Os intelectuais brasileiros, adotaram em dado momento o discurso da degeneração, cursos como o Direito e a Medicina disseminaram o argumento, ganhando força no meio acadêmico, influenciando os substratos sociais pelo respaldo “pseudo-científico”, tendo como consequência, a tentativa de erradicar tal “anátema da sociedade”, com o incentivo do chamado “branqueamento”. Na própria Argentina, o branqueamento foi aplicado de forma violenta, numa tentativa neurótica de adequação ao ideário burguês eurocêntrico.
A Medicina em sua teorização, assume o papel outrora relegado à religião, onde o pecado tornara-se algo de ordem patológica, o “normal” se torna o caminho da “retidão”, onde aquele que segue o padrão seria coroado com a glória social, alcançada através do sucesso econômico, parâmetro maior deste modelo social, enquanto os degenerados estariam fadados ao fracasso e corrupção.
Friedrich Nietzsche em sua “Genealogia da Moral”, expôs a diferenciação entre o que qualificou como “senhor” (capaz), e o “escravo” (inapto), demonstrando uma analogia à associação degenerativa, interligada a uma genealogia corrupta relegada às gerações advindas, apresentando posições distintas entre classes díspares, desenvolvendo um processo cármico que resulta em uma herança maldita aos descendentes.

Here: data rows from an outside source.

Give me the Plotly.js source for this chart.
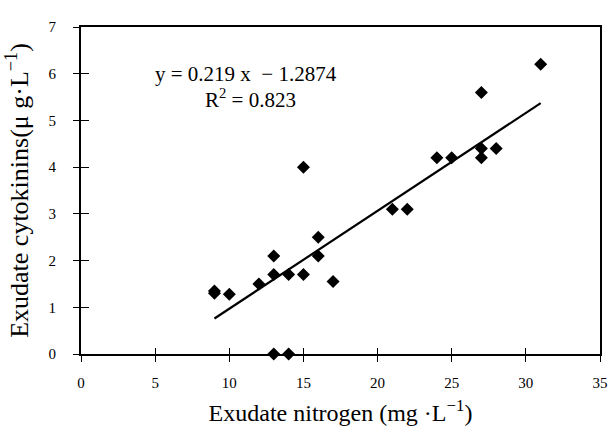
<!DOCTYPE html>
<html>
<head>
<meta charset="utf-8">
<script src="https://cdn.plot.ly/plotly-3.0.1.min.js"></script>
<style>html,body{margin:0;padding:0;background:#fff;}#chart{width:611px;height:440px;}</style>
</head>
<body>
<div id="chart"></div>
<script>
// Data
const nitrogen   = [9, 9, 10, 12, 13, 13, 13, 14, 14, 15, 15, 16, 16, 17, 21, 22, 24, 25, 27, 27, 27, 28, 31];
const cytokinins = [1.35, 1.3, 1.28, 1.5, 2.1, 1.7, 0, 1.7, 0, 1.7, 4.0, 2.5, 2.1, 1.55, 3.1, 3.1, 4.2, 4.2, 5.6, 4.4, 4.2, 4.4, 6.2];
const trendX = [9, 31];
const trendY = [0.76, 5.37];
const xTicks = [0, 5, 10, 15, 20, 25, 30, 35];
const yTicks = [0, 1, 2, 3, 4, 5, 6, 7];
const eqText = 'y = 0.219 x  \u2212 1.2874';
const r2Text = 'R<sup>2</sup> = 0.823';

const serif = "'Liberation Serif', 'Times New Roman', serif";

const traces = [
  {
    x: trendX, y: trendY, type: 'scatter', mode: 'lines',
    line: {color: '#000', width: 2.2}, hoverinfo: 'skip', showlegend: false
  },
  {
    x: nitrogen, y: cytokinins, type: 'scatter', mode: 'markers',
    marker: {symbol: 'diamond', size: 10, color: '#000'},
    cliponaxis: false, showlegend: false
  },
  {
    // carrier for the inner tick marks (invisible)
    x: trendX, y: trendY, xaxis: 'x2', yaxis: 'y2', type: 'scatter', mode: 'lines',
    line: {color: 'rgba(0,0,0,0)', width: 0}, hoverinfo: 'skip', showlegend: false
  }
];

const axisBase = {
  showgrid: false, zeroline: false,
  tickcolor: '#000', tickwidth: 1
};

const layout = {
  width: 611, height: 440,
  margin: {l: 81, r: 11, t: 27, b: 86},
  paper_bgcolor: '#fff', plot_bgcolor: '#fff',
  font: {family: serif, color: '#000'},
  showlegend: false,
  xaxis: Object.assign({}, axisBase, {
    range: [0, 35], tickvals: xTicks, ticktext: xTicks.map(String),
    showline: true, linecolor: '#000', linewidth: 2, mirror: true,
    ticks: 'outside', ticklen: 6,
    tickfont: {family: serif, size: 15, color: '#000'},
    ticklabelstandoff: 8,
    title: {text: 'Exudate nitrogen (mg \u00b7L<sup>\u22121</sup>)', font: {family: serif, size: 24, color: '#000'}, standoff: 14}
  }),
  yaxis: Object.assign({}, axisBase, {
    range: [0, 7], tickvals: yTicks, ticktext: yTicks.map(String),
    showline: true, linecolor: '#000', linewidth: 2, mirror: true,
    ticks: 'outside', ticklen: 6,
    tickfont: {family: serif, size: 15, color: '#000'},
    ticklabelstandoff: 14,
    title: {text: 'Exudate cytokinins(\u03bc g\u00b7L<sup>\u22121</sup>)', font: {family: serif, size: 26, color: '#000'}, standoff: 12}
  }),
  xaxis2: Object.assign({}, axisBase, {
    overlaying: 'x', anchor: 'y2', side: 'bottom', matches: 'x',
    range: [0, 35], tickvals: xTicks, showticklabels: false,
    showline: false, ticks: 'inside', ticklen: 6
  }),
  yaxis2: Object.assign({}, axisBase, {
    overlaying: 'y', anchor: 'x2', side: 'left',
    range: [0, 7], tickvals: yTicks, showticklabels: false,
    showline: false, ticks: 'inside', ticklen: 8
  }),
  annotations: [
    {x: 11.1, y: 6.0, xref: 'x', yref: 'y', text: eqText, showarrow: false,
     font: {family: serif, size: 21, color: '#000'}, xanchor: 'center'},
    {x: 11.4, y: 5.46, xref: 'x', yref: 'y', text: r2Text, showarrow: false,
     font: {family: serif, size: 21, color: '#000'}, xanchor: 'center'}
  ]
};

Plotly.newPlot('chart', traces, layout, {displayModeBar: false, staticPlot: true});
</script>
</body>
</html>
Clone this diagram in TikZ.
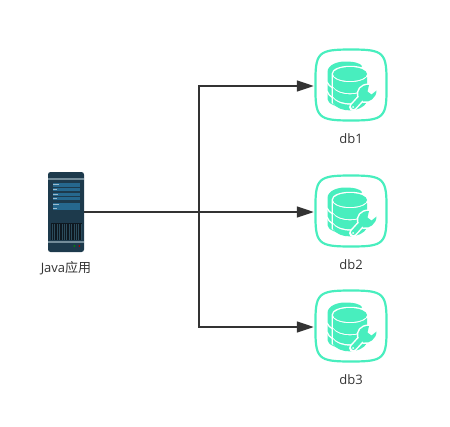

Pode-se até mesmo listar uma estruturação do ideário burguês: onde em primeira instância, apareceria a preocupação em disciplinar a criança, responsável por carregar a herança burguesa; num segundo momento, a mulher é focada pela representação da ordem doméstica e responsabilidade da herança genética; tendo como terceiro momento, o homossexual, considerado uma inversão da natureza sexual.
O ato sexual é diferenciado entre instinto e reprodução, uma herança da tradição judaico-cristã, tornando o prazer um vício e por consequência, longe da “retidão” almejada.
Michel Foucault em sua “História da Loucura”, demonstra a necessidade em retirar do convívio público os inadequados a “boa conduta”, apresentando o aprisionamento dos denominados “loucos”, tornando patente os parâmetros da construção moral de uma sociedade, expondo seu caráter efêmero em determinar o que seria normal ou anormal, remetendo ao dilema exposto por Machado de Assis em seu “O Alienista”.
Os anormais representam o poder de resistência è normatização, extrapolando a ordem vigente, criando hiatos apartir de sua própria conduta, em contrapartida, legitimam o discurso moralista, que os utiliza como exemplo marginal de contra-poder, que deve ser confrontado para imperar a “harmonia social”
Portanto, pode-se observar a ciência, como parte do processo de construção moralista da sociedade, ou mesmo classe, legitimando o status quo, embasado por um discurso técnico, visando disciplinar as contigências sociais em vista de interesses pontuais.
Referência Bibliográfica:
MISKOLCI, Richard. Reflexões Sobre Normalidade e Desvio Social. In: Estudos de Sociologia. Vol. 13. Araraquara – SP: UNESP, 2003. p. 109-124.